La Tchèque Anna Hulačová (*1984 ; étudiante, à Prague, de Magdalena Jetelová et de Zbigniew Libera) s’est occupée de la chambre des enfants : Sunshine heritage for sons and daughters place ses personnages défigurés en béton brut (vus à Art
Basel ou dans l’exposition Enfance au Palais de Tokyo à Paris) dans un décor jaune soleil, dont les fleurs sont en fait des éléments d’anciennes machines agricoles qui furent celles de son enfance à elle. Le jaune de son espace revient dans la cave psychédélique de l’Allemand Markus Selg (*1974). L’installation Child unleached est faite de lourds tapis, de sculptures primitives en bois et en tissus, de filets au plafond, de petit mobilier, de références à Modigliani et à Victor Brauner... Si Selg y voit notre subconscient – d’où les appels au courage (Mut ! Mut !) au mur –, on s’y sent surtout comme dans une maison des jeunes autogérée des années 1980, regrettant (un peu) l’absence d’odeur de marihuana.
When the rain begins to fall L’œuvre qui vaut à elle seule le déplacement au Casino actuellement pourtant est la plus discrète, la moins clinquante. Au fond de la salle, l’Espagnol Alvaro Urbano (*1983) a eu la charge du bureau. On y est attiré par le bruit d’abord, celui d’une pluie suintante mais continue, derrière une fenêtre donnant sur la nuit. Devant la fenêtre, les stores en lamelles grises sont abîmés, comme l’est le caoutchouc placé devant la fenêtre. Des cartons remplis attendent d’être enlevés – sans conteste, l’ancien occupant de cet appartement est-il en partance. Des mégots semblent avoir été récemment éteints dans le cendrier, un bloc de papier traîne sur l’appui de la fenêtre. En réalité, Hands as drawers est un de ces trompe-l’œil qui rappellent Thomas Demand : tout ici est reconstitué, comme dans un décor de cinéma, en métal (la plante) ou en papier (le radiateur, les stores…) Ubano a fait des études d’architecture et fut étudiant d’Olafur Eliasson et les deux influences se sentent : il crée un espace et une ambiance très marquants dans une réduction formelle et précise, qui prend autant en compte les objets que la lumière et le son. La mélancolie de cet espace de transition évoque le pavillon géorgien de Vajiko Chachkhiani à la biennale d’art de Venise de 2017, où il pleuvait sans discontinuer dans le chalet en bois. Crise économique ou crise de vie, la pluie noire symbolise toujours une rupture. Dans l’exposition, l’espace aurait mieux symbolisé le grenier, les peurs enfouies d’abandon et de solitude existentielle.

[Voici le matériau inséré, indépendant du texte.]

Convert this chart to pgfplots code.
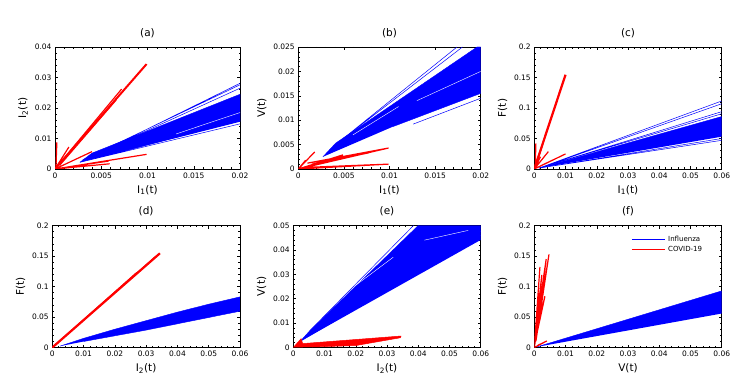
\documentclass[border=0pt]{standalone}
\usepackage{fontspec}
\setmainfont{DejaVu Sans}
\usepackage{pgfplots}
\pgfplotsset{compat=1.18}

\definecolor{flu}{RGB}{0,0,255}
\definecolor{cov}{RGB}{255,0,0}

\pgfplotsset{
  panel/.style={
    scale only axis, anchor=south west,
    height=122pt,
    axis line style={line width=0.6pt},
    tick align=inside, major tick length=3pt, minor tick length=1.5pt,
    minor tick num=4,
    every tick/.style={black, line width=0.5pt},
    scaled ticks=false,
    /pgf/number format/fixed, /pgf/number format/precision=3,
    /pgf/number format/assume math mode=true,
    tick label style={font=\fontsize{7.5}{9}\selectfont},
    label style={font=\fontsize{10.5}{12}\selectfont},
    title style={font=\fontsize{10.5}{12}\selectfont},
    unbounded coords=jump,
    clip=true,
  },
  flufill/.style={draw=flu, fill=flu, line width=0.4pt, forget plot},
  flulines/.style={flu, line width=0.5pt, forget plot},
  covlines/.style={cov, line width=1.2pt, forget plot},
}

\begin{document}
\begin{tikzpicture}
\path[use as bounding box] (0pt,0pt) rectangle (755pt,-382pt);

% (a)
\begin{axis}[panel, at={(55pt,-169pt)}, width=185pt,
  title={(a)}, xlabel={I\textsubscript{1}(t)}, ylabel={I\textsubscript{2}(t)},
  xmin=0, xmax=0.02, ymin=0, ymax=0.04,
  xtick={0,0.005,0.01,0.015,0.02}, ytick={0,0.01,0.02,0.03,0.04}]
\addplot[flufill] coordinates {(0.0027,0.0022) (0.0040,0.0052) (0.02,0.0245) (0.02,0.0155)};
\addplot[flulines] coordinates {
 (0.0027,0.0022) (0.02,0.0281) (0.02,nan)
 (0.0030,0.0030) (0.02,0.0276) (0.02,nan)
 (0.0033,0.0034) (0.02,0.0265) (0.02,nan)
 (0.0027,0.0022) (0.02,0.0148) (0.02,nan)
 (0.0027,0.0022) (0.02,0.0158)};
\addplot[white, line width=0.4pt, forget plot] coordinates {(0.0131,0.0115) (0.02,0.0185)};
\addplot[cov, line width=2pt, forget plot] coordinates {(0,0) (0.0099,0.0344)};
\addplot[covlines] coordinates {
 (0,0) (0.0072,0.0262) (0,nan)
 (0.0005,0.0012) (0.0066,0.0226) (0,nan)
 (0,0) (0.0099,0.0048) (0,nan)
 (0,0) (0.0059,0.0017) (0,nan)
 (0,0) (0.0058,0.0026) (0,nan)
 (0,0) (0.0040,0.0057) (0,nan)
 (0,0) (0.0015,0.0072) (0,nan)
 (0,0) (0.0035,0.0015) (0,nan)
 (0.0001,0) (0.0002,0.0087)};
\end{axis}

% (b)
\begin{axis}[panel, at={(298.3pt,-169pt)}, width=182.4pt,
  title={(b)}, xlabel={I\textsubscript{1}(t)}, ylabel={V(t)},
  xmin=0, xmax=0.02, ymin=0, ymax=0.025,
  xtick={0,0.005,0.01,0.015,0.02}, ytick={0,0.005,0.01,0.015,0.02,0.025}]
\addplot[flufill] coordinates {(0.0027,0.0025) (0.0041,0.0053) (0.0196,0.025) (0.02,0.025) (0.02,0.0155) (0.0104,0.0087)};
\addplot[flulines] coordinates {
 (0.0041,0.0050) (0.0174,0.0250) (0.02,nan)
 (0.0043,0.0053) (0.0180,0.0250) (0.02,nan)
 (0.0126,0.0092) (0.02,0.0145)};
\addplot[white, line width=0.4pt, forget plot] coordinates {
 (0.0060,0.0070) (0.0110,0.0128) (0.02,nan)
 (0.0130,0.0140) (0.0200,0.0200)};
\addplot[covlines] coordinates {
 (0,0) (0.0099,0.0043) (0.0010,0.0012) (0.0077,0.0033) (0.0015,0.0010)
 (0.0060,0.0026) (0.0005,0.0003) (0.0099,0.0010) (0,0) (0,nan)
 (0,0) (0.0018,0.0035) (0,nan)
 (0,0) (0.0008,0.0018) (0,nan)
 (0,0) (0.0035,0.0020) (0,nan)
 (0,0) (0.0049,0.0029)};
\end{axis}

% (c)
\begin{axis}[panel, at={(534.3pt,-169pt)}, width=187.4pt,
  title={(c)}, xlabel={I\textsubscript{1}(t)}, ylabel={F(t)},
  xmin=0, xmax=0.06, ymin=0, ymax=0.2,
  xtick={0,0.01,0.02,0.03,0.04,0.05,0.06}, ytick={0,0.05,0.1,0.15,0.2}]
\addplot[flufill] coordinates {(0.0015,0.0015) (0.06,0.086) (0.06,0.053)};
\addplot[flulines] coordinates {
 (0.0015,0.0015) (0.06,0.1115) (0.06,nan)
 (0.0020,0.0020) (0.06,0.1070) (0.06,nan)
 (0.0015,0.0015) (0.06,0.0940) (0.06,nan)
 (0.0015,0.0015) (0.06,0.0905) (0.06,nan)
 (0.0015,0.0015) (0.06,0.0470) (0.06,nan)
 (0.0015,0.0015) (0.06,0.0500)};
\addplot[cov, line width=2.2pt, forget plot] coordinates {(0,0) (0.0100,0.1545)};
\addplot[covlines] coordinates {
 (0,0) (0.0094,0.1460) (0,nan)
 (0.0004,0.004) (0.0082,0.1280) (0,nan)
 (0,0) (0.0045,0.0285) (0,nan)
 (0,0) (0.0100,0.0247) (0,nan)
 (0,0) (0.0060,0.0150) (0,nan)
 (0,0) (0.0020,0.0200) (0,nan)
 (0.0003,0) (0.0005,0.0420)};
\end{axis}

% (d)
\begin{axis}[panel, at={(52.3pt,-347.5pt)}, width=187.7pt,
  title={(d)}, xlabel={I\textsubscript{2}(t)}, ylabel={F(t)},
  xmin=0, xmax=0.06, ymin=0, ymax=0.2,
  xtick={0,0.01,0.02,0.03,0.04,0.05,0.06}, ytick={0,0.05,0.1,0.15,0.2}]
\addplot[flufill] coordinates {(0.0025,0.0023) (0.01,0.0150) (0.02,0.0300) (0.03,0.0440) (0.04,0.0580) (0.05,0.0710) (0.06,0.0830) (0.06,0.0595) (0.03,0.0285) (0.01,0.0098)};
\addplot[cov, line width=2.2pt, forget plot] coordinates {(0,0) (0.0344,0.1544)};
\addplot[covlines] coordinates {
 (0,0) (0.0270,0.1230) (0,nan)
 (0,0) (0.0330,0.1490)};
\end{axis}

% (e)
\begin{axis}[panel, at={(293.3pt,-347.5pt)}, width=187.4pt,
  title={(e)}, xlabel={I\textsubscript{2}(t)}, ylabel={V(t)},
  xmin=0, xmax=0.06, ymin=0, ymax=0.05,
  xtick={0,0.01,0.02,0.03,0.04,0.05,0.06}, ytick={0,0.01,0.02,0.03,0.04,0.05}]
\addplot[flufill] coordinates {(0.0022,0.0025) (0.0053,0.0069) (0.0400,0.05) (0.06,0.05) (0.06,0.0441)};
\addplot[flulines] coordinates {
 (0.0053,0.0069) (0.0385,0.0500) (0.06,nan)
 (0.0022,0.0025) (0.0600,0.0460)};
\addplot[flu, line width=1.2pt, forget plot] coordinates {(0.0550,0.0425) (0.06,0.0478)};
\addplot[white, line width=0.4pt, forget plot] coordinates {
 (0.0200,0.0255) (0.0320,0.0370) (0.06,nan)
 (0.0420,0.0440) (0.0560,0.0480)};
\addplot[draw=cov, fill=cov, line width=0.5pt, forget plot] coordinates {(0,0) (0.0025,0.0036) (0.0030,0.0016) (0.0345,0.0047) (0.0343,0.0040) (0.0200,0.0008) (0.0060,0.0002)};
\end{axis}

% (f)
\begin{axis}[panel, at={(534.3pt,-347.5pt)}, width=187.4pt,
  title={(f)}, xlabel={V(t)}, ylabel={F(t)},
  xmin=0, xmax=0.06, ymin=0, ymax=0.2,
  xtick={0,0.01,0.02,0.03,0.04,0.05,0.06}, ytick={0,0.05,0.1,0.15,0.2}]
\addplot[flufill] coordinates {(0.0008,0.0010) (0.06,0.0928) (0.06,0.0557)};
\addplot[covlines] coordinates {
 (0,0) (0.0047,0.1527) (0.0005,0.0100) (0.0038,0.1450) (0.0003,0.0200)
 (0.0024,0.1190) (0.0008,0.0300) (0.0034,0.0840) (0.0003,0.0100)
 (0.0013,0.0890) (0,0) (0.0018,0.1320) (0,0) (0,nan)
 (0,0) (0.0040,0.0107) (0.0010,0.0030) (0.0018,0.0054)};
% legend samples
\addplot[flu, line width=0.9pt, forget plot] coordinates {(0.0312,0.1774) (0.0419,0.1774)};
\addplot[cov, line width=0.9pt, forget plot] coordinates {(0.0312,0.1610) (0.0419,0.1610)};
\node[anchor=west, inner sep=0pt, font=\fontsize{7}{8.5}\selectfont] at (axis cs:0.0428,0.1774) {Influenza};
\node[anchor=west, inner sep=0pt, font=\fontsize{7}{8.5}\selectfont] at (axis cs:0.0428,0.1610) {COVID-19};
\end{axis}
\end{tikzpicture}
\end{document}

Malgré les évocations de la psychanalyse et du subconscient, I dreamed I was a house est plutôt une divagation légère sur l’architecture et la mémoire personnelle, qui a le grand mérite d’habiter ce majestueux espace autrement que les précédentes propositions hyper-minimalistes. On y passe un bon moment, sans trop devoir réfléchir – c’est exactement ce qu’on attend d’une exposition estivale.